The rising price tag of police and fire pensions not covered under IPERS also is a significant cost-driver, Tegeler said. Forty-nine of the state’s largest cities belong to the Municipal Fire and Police Retirement System of Iowa, commonly known as the “411 plan.”

“Taxpayers are spending about $665 million a year in total on defined-benefit pensions (plus another 10 percent of university employee salaries), which is about $250 million more than was the case just a few years ago,” Tegeler said.

“The $250 million increase equates to the salaries of 3,700 teachers. That’s a big and growing tab and our concern is that taxpayers aren’t really connecting the dots on these things. It’s something that occurs so under the radar that most people don’t even realize how much it is and what the impacts are.”
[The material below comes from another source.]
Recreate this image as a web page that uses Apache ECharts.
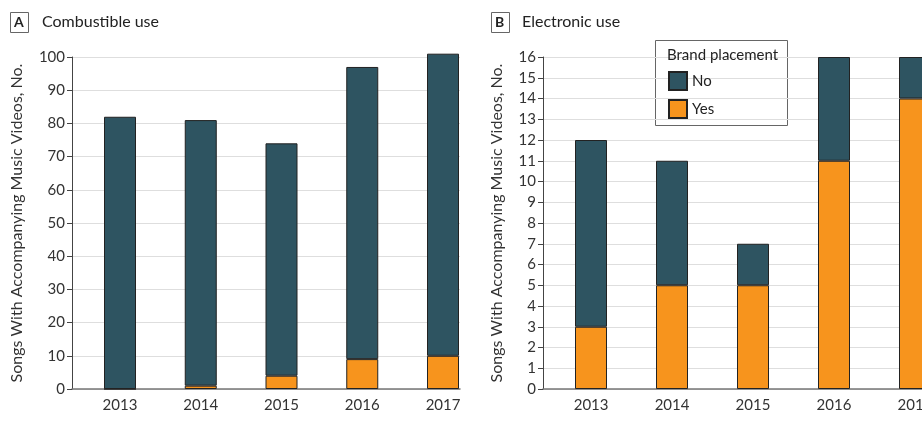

While Iowa’s pension predicament isn’t nearly as bad as those in some states, Iowa Gov. Terry Branstad and other officials acknowledge significant reform is needed.

In a little-noticed report in early August, state Auditor Mary Mosiman said officials need to “address the sustainability of pensions.”

“I believe a common goal of all Iowans is to have a pension system that keeps its promises to Iowa’s public servants while being fair to the taxpayers,” Mosiman told Iowa Watchdog. “To do this, our state’s pensions must be placed on a realistic, sustainable path to meet any future obligations.”